The first actual Eeveelution we’re looking at this week is Flareon (SM – Cosmic Eclipse 25/236). “Power Cheer” causes the attacks of your Pokémon-GX Eeveelutions to do an extra 30 damage when hitting your opponent’s Active. If it isn’t a Pokémon-GX, it receives no damage bonus. The Pokémon receiving the bonus must normally Evolve from Eevee; Gardevoir & Sylveon-GX are ineligible, but something like a Vaporeon fielded via Archie’s Ace in the Hole still does. The +30 applies before Weakness and Resistance, and attacks that don’t do any damage in the first place cannot receive it. Power Cheer is worded so that only one instance of it can be used at a time. +30 is a good amount, but remember damage buffs have to reduce how many turns it takes to score a KO or help trigger/avoid triggering an effect to really matter.
As it will affect how we view Flareon’s stats, let us look at the attack next: “Flame Thrower” requires [RCC] to use to do 90 damage, and also says you discard an Energy from “this Pokémon”. For the costs, the damage is a bit low but the Energy requirements are also mostly [C] and even the discard requirement can be of any Type. An added bonus is Welder making both [R] and [C] Energy requirements better for cards that need enough of both to justify that Supporter in a deck. This seems like “functional filler”; what would seem like an under-powered, stock attack may be adequate because of the circumstances.
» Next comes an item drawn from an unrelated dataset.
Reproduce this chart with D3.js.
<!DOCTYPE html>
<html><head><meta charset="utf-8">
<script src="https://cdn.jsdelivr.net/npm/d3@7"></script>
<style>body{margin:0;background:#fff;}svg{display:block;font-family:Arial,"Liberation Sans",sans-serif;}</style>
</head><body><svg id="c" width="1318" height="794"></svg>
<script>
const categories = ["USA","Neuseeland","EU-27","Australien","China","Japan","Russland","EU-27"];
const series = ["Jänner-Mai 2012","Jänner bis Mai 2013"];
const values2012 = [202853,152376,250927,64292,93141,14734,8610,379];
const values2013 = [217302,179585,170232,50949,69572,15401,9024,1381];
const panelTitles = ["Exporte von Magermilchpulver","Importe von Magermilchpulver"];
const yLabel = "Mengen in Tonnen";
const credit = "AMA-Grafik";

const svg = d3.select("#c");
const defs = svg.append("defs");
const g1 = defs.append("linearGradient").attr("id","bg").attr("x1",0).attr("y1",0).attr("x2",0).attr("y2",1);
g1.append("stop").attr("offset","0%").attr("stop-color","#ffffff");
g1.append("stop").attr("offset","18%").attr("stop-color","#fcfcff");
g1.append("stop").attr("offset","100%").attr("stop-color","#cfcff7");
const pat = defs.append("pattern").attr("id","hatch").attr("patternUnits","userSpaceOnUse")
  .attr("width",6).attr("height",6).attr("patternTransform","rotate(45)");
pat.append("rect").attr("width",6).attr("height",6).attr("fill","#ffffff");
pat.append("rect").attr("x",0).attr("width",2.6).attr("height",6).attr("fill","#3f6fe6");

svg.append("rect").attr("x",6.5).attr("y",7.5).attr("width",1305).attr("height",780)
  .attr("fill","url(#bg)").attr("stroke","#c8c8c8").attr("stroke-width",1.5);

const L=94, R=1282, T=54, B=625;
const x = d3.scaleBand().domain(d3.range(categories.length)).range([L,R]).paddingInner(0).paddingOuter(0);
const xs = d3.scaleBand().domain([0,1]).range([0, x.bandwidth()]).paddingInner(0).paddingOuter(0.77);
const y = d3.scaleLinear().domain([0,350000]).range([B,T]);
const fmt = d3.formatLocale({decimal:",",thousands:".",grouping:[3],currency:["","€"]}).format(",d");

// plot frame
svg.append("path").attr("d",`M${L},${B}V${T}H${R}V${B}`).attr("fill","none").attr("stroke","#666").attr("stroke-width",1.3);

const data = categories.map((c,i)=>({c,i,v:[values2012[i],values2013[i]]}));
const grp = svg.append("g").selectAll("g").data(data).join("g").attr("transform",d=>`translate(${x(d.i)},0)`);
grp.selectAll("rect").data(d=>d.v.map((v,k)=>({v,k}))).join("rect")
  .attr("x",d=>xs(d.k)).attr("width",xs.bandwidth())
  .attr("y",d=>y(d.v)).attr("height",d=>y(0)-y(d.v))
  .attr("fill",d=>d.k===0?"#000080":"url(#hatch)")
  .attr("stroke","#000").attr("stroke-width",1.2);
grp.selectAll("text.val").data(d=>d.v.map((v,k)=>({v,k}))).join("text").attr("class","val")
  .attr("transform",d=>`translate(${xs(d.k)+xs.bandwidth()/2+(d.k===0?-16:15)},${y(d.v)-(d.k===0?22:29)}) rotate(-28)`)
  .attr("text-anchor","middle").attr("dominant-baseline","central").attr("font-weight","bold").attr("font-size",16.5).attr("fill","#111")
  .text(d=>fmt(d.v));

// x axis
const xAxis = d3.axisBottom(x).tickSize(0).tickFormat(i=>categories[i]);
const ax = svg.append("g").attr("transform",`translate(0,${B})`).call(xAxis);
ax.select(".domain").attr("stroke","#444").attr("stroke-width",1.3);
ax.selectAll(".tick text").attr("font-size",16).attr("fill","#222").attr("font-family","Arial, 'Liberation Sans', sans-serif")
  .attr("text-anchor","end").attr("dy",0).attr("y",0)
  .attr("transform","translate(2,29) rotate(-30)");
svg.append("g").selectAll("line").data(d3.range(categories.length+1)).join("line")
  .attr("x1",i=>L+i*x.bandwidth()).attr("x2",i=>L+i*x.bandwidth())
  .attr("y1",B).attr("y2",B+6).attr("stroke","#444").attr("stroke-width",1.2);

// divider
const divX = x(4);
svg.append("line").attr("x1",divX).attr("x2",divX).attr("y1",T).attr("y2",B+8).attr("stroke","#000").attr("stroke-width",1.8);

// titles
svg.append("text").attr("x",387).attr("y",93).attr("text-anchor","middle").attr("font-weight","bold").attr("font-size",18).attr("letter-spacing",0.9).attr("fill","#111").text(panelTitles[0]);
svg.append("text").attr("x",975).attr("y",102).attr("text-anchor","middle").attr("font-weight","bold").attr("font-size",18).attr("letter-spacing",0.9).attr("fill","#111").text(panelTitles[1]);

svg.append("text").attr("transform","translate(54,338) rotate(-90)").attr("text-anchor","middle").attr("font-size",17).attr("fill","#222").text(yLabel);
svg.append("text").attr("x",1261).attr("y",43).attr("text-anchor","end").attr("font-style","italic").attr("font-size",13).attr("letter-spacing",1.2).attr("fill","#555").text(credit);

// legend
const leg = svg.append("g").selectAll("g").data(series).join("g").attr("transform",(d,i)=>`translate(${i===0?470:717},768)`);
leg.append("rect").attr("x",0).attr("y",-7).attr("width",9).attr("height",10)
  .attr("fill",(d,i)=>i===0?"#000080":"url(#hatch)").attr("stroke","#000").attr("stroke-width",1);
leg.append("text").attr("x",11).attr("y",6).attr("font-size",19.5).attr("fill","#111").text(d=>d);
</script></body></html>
One of those circumstances is being a [R] Type. Technically, Welder doesn’t care about Pokémon Type, but Energy Type. Flareon-GX is a [R] Type, which might be handy with the right combo but probably won’t matter all that often. Being a Stage 1 is kind of expected seeing as this is an Eeveelution. 110 HP is a probable OHKO from most decks with even a half-decent setup, though the [W] Weakness may still matter as it allows a more technical or less prepared attacker to still take Flareon down in one hit most of the time. The lack of Resistance is typical. A Retreat Cost of [CC] isn’t too bad; a bit painful to pay at full price, but this also isn’t a likely card to put up front.
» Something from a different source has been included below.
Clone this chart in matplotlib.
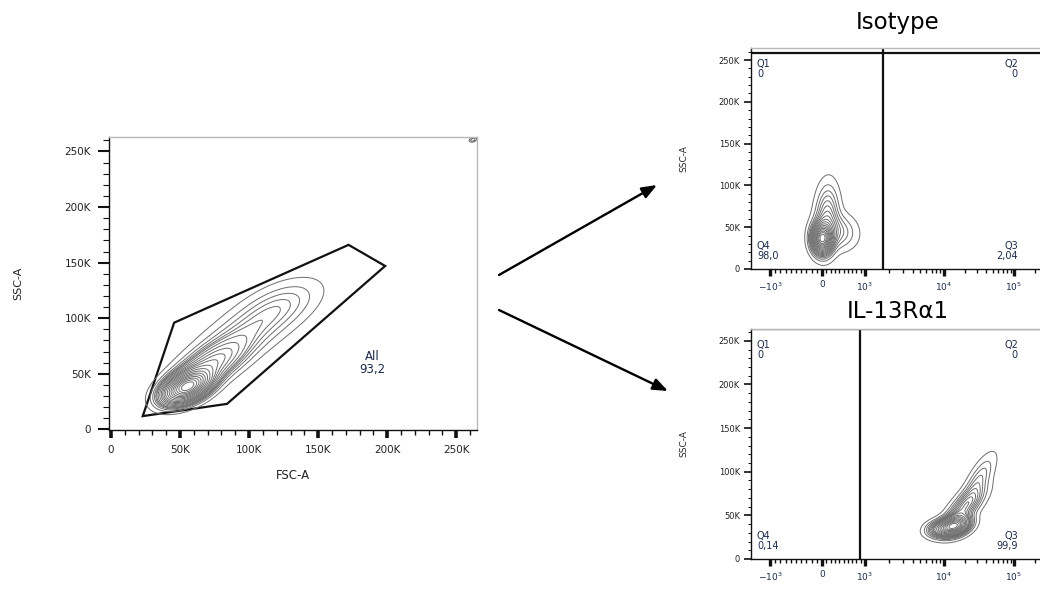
import numpy as np
import matplotlib
matplotlib.use("Agg")
import matplotlib.pyplot as plt
from matplotlib.patches import FancyArrowPatch
from matplotlib.ticker import FixedLocator, MultipleLocator, FuncFormatter

W, H = 1040, 589
TEXT = "#1c2b4a"
CONTOUR = "#6e6e6e"

# ---- FSC/SSC scatter gate ----
gate_fsc = [23000, 45700, 172000, 198500, 84000]
gate_ssc = [12000, 96000, 166000, 147000, 23000]
gate_name, gate_pct = "All", "93,2"

# populations: centre x, centre y, sd x, sd y, correlation, weight
scatter_mx = [55000, 70000, 97000, 122000]
scatter_my = [38000, 56000, 86000, 112000]
scatter_sx = [10000, 17000, 23000, 19000]
scatter_sy = [8500, 15000, 19000, 15000]
scatter_rho = [0.45, 0.7, 0.68, 0.55]
scatter_w = [0.45, 0.29, 0.17, 0.09]

# saturated events piled in the top corner
sat_x, sat_y = [262000], [260500]

# ---- quadrant plots (x on a biexponential display scale) ----
titles = ["Isotype", "IL-13R\u03b11"]
quad_x = [1700, 890]
quad_y = [258000, 263000]
quad_pct = [("0", "0", "2,04", "98,0"), ("0", "0", "99,9", "0,14")]

# x centres in data units, spreads in display units
iso_mx = [0, 116, 330]
iso_my = [36000, 62000, 45000]
iso_su = [6, 7, 12]
iso_sy = [10500, 23000, 13000]
iso_rho = [0.0, 0.1, -0.1]
iso_w = [0.52, 0.30, 0.18]

il_mx = [14400, 20000, 31000, 9200]
il_my = [38000, 60000, 90000, 35000]
il_su = [9, 12, 10, 9]
il_sy = [7000, 14000, 18000, 6000]
il_rho = [0.3, 0.7, 0.75, 0.2]
il_w = [0.45, 0.27, 0.13, 0.15]

# biexponential axis: linear inside +-10^3, decades outside
SCALE_T = np.array([-4, -3, 0, 3, 4, 5, 6], float)
SCALE_POS = np.array([-122, -52, 0, 43, 122, 192, 262], float)


def _t(x):
    x = np.asarray(x, float)
    ax_ = np.abs(x)
    return np.where(ax_ < 1e3, 3 * x / 1e3, np.sign(x) * np.log10(np.maximum(ax_, 1e3)))


def _t_inv(t):
    t = np.asarray(t, float)
    return np.where(np.abs(t) < 3, t * 1e3 / 3, np.sign(t) * 10 ** np.abs(t))


def logicle_fwd(x):
    return np.interp(_t(x), SCALE_T, SCALE_POS)


def logicle_inv(u):
    return _t_inv(np.interp(np.asarray(u, float), SCALE_POS, SCALE_T))


def mixture(X, Y, mx, my, sx, sy, rho, w):
    Z = np.zeros_like(X)
    for a, b, s, t, r, k in zip(mx, my, sx, sy, rho, w):
        dx, dy = (X - a) / s, (Y - b) / t
        q = (dx * dx - 2 * r * dx * dy + dy * dy) / (1 - r * r)
        Z += k * np.exp(-0.5 * q) / (s * t * np.sqrt(1 - r * r))
    return Z


def prob_levels(Z, outer=0.97, n=19):
    # equal-probability contours
    zs = np.sort(Z.ravel())[::-1]
    c = np.cumsum(zs)
    c /= c[-1]
    fracs = np.linspace(outer, 0.05, n)
    return np.unique(np.interp(fracs, c, zs))


def px_axes(left, top, right, bottom):
    return fig.add_axes([left / W, 1 - bottom / H, (right - left) / W, (bottom - top) / H])


def style_spines(ax):
    for side in ("top", "right"):
        ax.spines[side].set_color("#b8b8b8")
        ax.spines[side].set_linewidth(1.0)
    for side in ("left", "bottom"):
        ax.spines[side].set_color("#111111")
        ax.spines[side].set_linewidth(1.0)


def k_fmt(v, p):
    return "0" if v == 0 else f"{int(v / 1000)}K"


def log_fmt(v, p):
    labels = {-1e3: r"$-10^3$", 0: "0", 1e3: r"$10^3$", 1e4: r"$10^4$", 1e5: r"$10^5$"}
    return labels.get(v, "")


fig = plt.figure(figsize=(W / 100, H / 100), dpi=100)

# ---------------- left plot ----------------
ax = px_axes(109, 137, 477, 430)
ax.set_xlim(-1450, 265000)
ax.set_ylim(-500, 263000)
gx = np.linspace(0, 265000, 450)
gy = np.linspace(0, 263000, 450)
GX, GY = np.meshgrid(gx, gy)
Z = mixture(GX, GY, scatter_mx, scatter_my, scatter_sx, scatter_sy, scatter_rho, scatter_w)
ax.contour(GX, GY, Z, levels=prob_levels(Z, 0.965, 20), colors=CONTOUR, linewidths=0.7)

# tiny loop of off-scale events in the corner
cx = np.linspace(255000, 265000, 60)
cy = np.linspace(254000, 265000, 60)
CX, CY = np.meshgrid(cx, cy)
ZS = mixture(CX, CY, sat_x, sat_y, [1500], [1200], [0.3], [1.0])
ax.contour(CX, CY, ZS, levels=[0.2 * ZS.max(), 0.6 * ZS.max()], colors=CONTOUR, linewidths=0.8)

ax.fill(gate_fsc, gate_ssc, facecolor="none", edgecolor="#111111", linewidth=1.6)
ax.text(189000, 60000, f"{gate_name}\n{gate_pct}",
        ha="center", va="center", fontsize=8.5, color=TEXT, linespacing=1.0)

ax.xaxis.set_major_locator(MultipleLocator(50000))
ax.xaxis.set_minor_locator(MultipleLocator(10000))
ax.yaxis.set_major_locator(MultipleLocator(50000))
ax.yaxis.set_minor_locator(MultipleLocator(10000))
ax.xaxis.set_major_formatter(FuncFormatter(k_fmt))
ax.yaxis.set_major_formatter(FuncFormatter(k_fmt))
ax.tick_params(axis="x", which="major", length=6, width=2.6, labelsize=7.5, colors="#111111", labelcolor="#222222", pad=5)
ax.tick_params(axis="x", which="minor", length=3.5, width=1.0, colors="#111111")
ax.tick_params(axis="y", which="major", length=8, width=1.5, labelsize=7.5, colors="#111111", labelcolor="#222222", pad=5)
ax.tick_params(axis="y", which="minor", length=4, width=0.8, colors="#111111")
style_spines(ax)
ax.set_xlabel("FSC-A", fontsize=8.5, color="#222222", labelpad=10)
ax.set_ylabel("SSC-A", fontsize=8, color="#222222", labelpad=30)

# ---------------- quadrant plots ----------------
boxes = [(751, 48, 1045, 269), (751, 329, 1045, 559)]
ymax = [264400, 263500]
title_pad = [14, 8]
pops = [(iso_mx, iso_my, iso_su, iso_sy, iso_rho, iso_w),
        (il_mx, il_my, il_su, il_sy, il_rho, il_w)]

u = np.linspace(-71, 223, 450)
yy = np.linspace(0, 264000, 450)
U, YY = np.meshgrid(u, yy)
XD = logicle_inv(U)

minor_ticks = ([-v for v in range(100, 1000, 100)] + list(range(100, 1000, 100))
               + [m * 10 ** e for e in (3, 4) for m in range(2, 10)] + [2e5])

for i, box in enumerate(boxes):
    ax = px_axes(*box)
    ax.set_xscale("function", functions=(logicle_fwd, logicle_inv))
    ax.set_xlim(logicle_inv(-71), logicle_inv(223))
    ax.set_ylim(0, ymax[i])

    mx, my, su, sy, rho, w = pops[i]
    Z = mixture(U, YY, logicle_fwd(mx), my, su, sy, rho, w)
    ax.contour(XD, YY, Z, levels=prob_levels(Z, 0.97, 18), colors=CONTOUR, linewidths=0.7)

    ax.axvline(quad_x[i], color="#111111", linewidth=1.6)
    ax.axhline(quad_y[i], color="#111111", linewidth=1.6)

    q1, q2, q3, q4 = quad_pct[i]
    kw = dict(fontsize=7, color=TEXT, linespacing=1.0, transform=ax.transAxes)
    ax.text(0.02, 0.95, f"Q1\n{q1}", ha="left", va="top", **kw)
    ax.text(0.908, 0.95, f"Q2\n{q2}", ha="right", va="top", **kw)
    ax.text(0.02, 0.035, f"Q4\n{q4}", ha="left", va="bottom", **kw)
    ax.text(0.908, 0.035, f"Q3\n{q3}", ha="right", va="bottom", **kw)

    ax.xaxis.set_major_locator(FixedLocator([-1e3, 0, 1e3, 1e4, 1e5]))
    ax.xaxis.set_major_formatter(FuncFormatter(log_fmt))
    ax.xaxis.set_minor_locator(FixedLocator(minor_ticks))
    ax.yaxis.set_major_locator(MultipleLocator(50000))
    ax.yaxis.set_minor_locator(MultipleLocator(10000))
    ax.yaxis.set_major_formatter(FuncFormatter(k_fmt))
    ax.tick_params(axis="x", which="major", length=5, width=2.4, labelsize=6.5, colors="#111111", labelcolor=TEXT, pad=3)
    ax.tick_params(axis="x", which="minor", length=3, width=1.0, colors="#111111")
    ax.tick_params(axis="y", which="major", length=5, width=1.2, labelsize=6, colors="#111111", labelcolor="#222222", pad=3)
    ax.tick_params(axis="y", which="minor", length=2.5, width=0.7, colors="#111111")
    style_spines(ax)
    ax.set_ylabel("SSC-A", fontsize=6.5, color="#222222", labelpad=22)
    ax.set_title(titles[i], fontsize=16.5, pad=title_pad[i])

# arrows between the panels (figure pixel coordinates)
arrows = [((499, 275), (657, 185)), ((499, 310), (668, 391))]
for (x0, y0), (x1, y1) in arrows:
    fig.add_artist(FancyArrowPatch(
        (x0 / W, 1 - y0 / H), (x1 / W, 1 - y1 / H), transform=fig.transFigure,
        arrowstyle="-|>,head_length=9,head_width=3.5", mutation_scale=1,
        color="black", linewidth=1.7, shrinkA=0, shrinkB=0))

fig.savefig("out.png", dpi=100, facecolor="white")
In the Standard Format, Flareon lets your Pokémon-GX Eeveelutions (Flareon-GX, Glaceon-GX, Jolteon-GX, Leafon-GX, and Vaporeon-GX). All of these cards do benefit from the extra damage provided by Power Cheer, but some better than others. Those designed more to stay on-Type (like Vaporeon-GX) probably shouldn’t bother. For the Expanded Format, we add Espeon-GX, Sylveon-GX, and Umbreon-GX to the list; they also clear some key damage thresholds. Your Bench is more vulnerable here but you also have more damage bonuses you can stack with Power Cheer; Flareon still won’t be worth it in decks that cannot afford something this small on their Bench or that are better off sticking to existing support, but most Evolutions benefit enough to at least consider Flareon for the deck.
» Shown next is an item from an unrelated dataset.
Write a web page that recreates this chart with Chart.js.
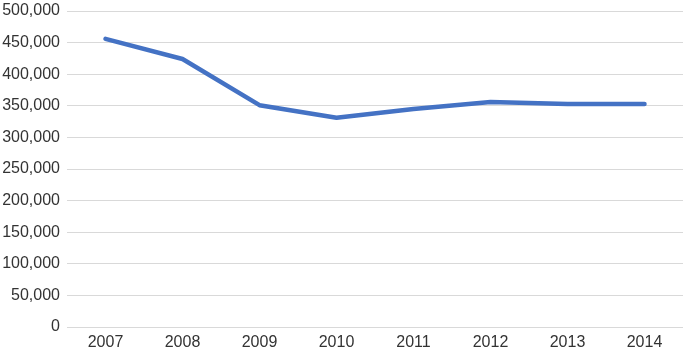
<!DOCTYPE html>
<html>
<head>
<meta charset="utf-8">
<script src="https://cdn.jsdelivr.net/npm/chart.js@4/dist/chart.umd.min.js"></script>
<style>
    html, body { margin: 0; padding: 0; background: #fff; }
    #wrap { width: 685px; height: 353px; }
</style>
</head>
<body>
<div id="wrap"><canvas id="lineChart" width="685" height="353"></canvas></div>
<script>
const years = ["2007", "2008", "2009", "2010", "2011", "2012", "2013", "2014"];
const values = [456000, 424000, 351000, 331000, 345000, 356000, 353000, 353000];
const yMin = 0;
const yMax = 500000;
const yStep = 50000;

const ctx = document.getElementById("lineChart").getContext("2d");

new Chart(ctx, {
    type: "line",
    data: {
        labels: years,
        datasets: [
            {
                data: values,
                borderColor: "#4472C4",
                borderWidth: 4.5,
                pointRadius: 0,
                tension: 0,
                borderCapStyle: "round",
                borderJoinStyle: "round",
                fill: false
            }
        ]
    },
    options: {
        responsive: false,
        animation: false,
        layout: { padding: { top: 11, right: 2, left: 0, bottom: 0 } },
        plugins: {
            legend: { display: false },
            tooltip: { enabled: false }
        },
        scales: {
            x: {
                offset: true,
                grid: { display: false, drawTicks: false },
                border: { display: false },
                ticks: {
                    color: "#333333",
                    font: { family: "'Liberation Sans', Arial, sans-serif", size: 16 },
                    padding: 6,
                    maxRotation: 0
                },
                afterFit: (scale) => { scale.height = 26; }
            },
            y: {
                min: yMin,
                max: yMax,
                grid: { color: "#d9d9d9", lineWidth: 1, drawTicks: false },
                border: { display: false },
                ticks: {
                    stepSize: yStep,
                    color: "#333333",
                    font: { family: "'Liberation Sans', Arial, sans-serif", size: 16 },
                    padding: 7,
                    callback: (v) => v.toLocaleString("en-US")
                },
                afterFit: (scale) => {
                    scale.width = 67;
                    scale.paddingTop = 0;
                    scale.paddingBottom = 0;
                }
            }
        }
    }
});
</script>
</body>
</html>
I’m not sure either Constructed Format really rewards you enough to make an Eeveelution-focused deck competitive, but the card family does have some impressive members; it is just I normally think of cards like Jolteon-GX working in a [L] Type deck and not an Eeveelutions deck. Even in an Eeveelution deck, you also may simply lack the space for Bench-sitters. The Limited Format is a bit happier for Flaeron. The obvious downside is there are no Pokémon-GX Eeveelutions that can take advantage of Power Cheer. The upside is that Flareon becomes a solid, mostly splashable Stage 1 for most deck you’re likely to build.
Yes, I’m letting myself slip back into half-points for this review. Flareon has some long-term prospects; while Pokémon-GX seem to have been abandoned in favor of Pokémon-V and V-Man in future sets, other support could make an existing Eeveelution-GX worthwhile, in which case Flareon itself might also benefit. It is hard to argue against the +30 bonus for most Eeveelution decks but with no such deck winning big in competitive play, that’s still a niche calling.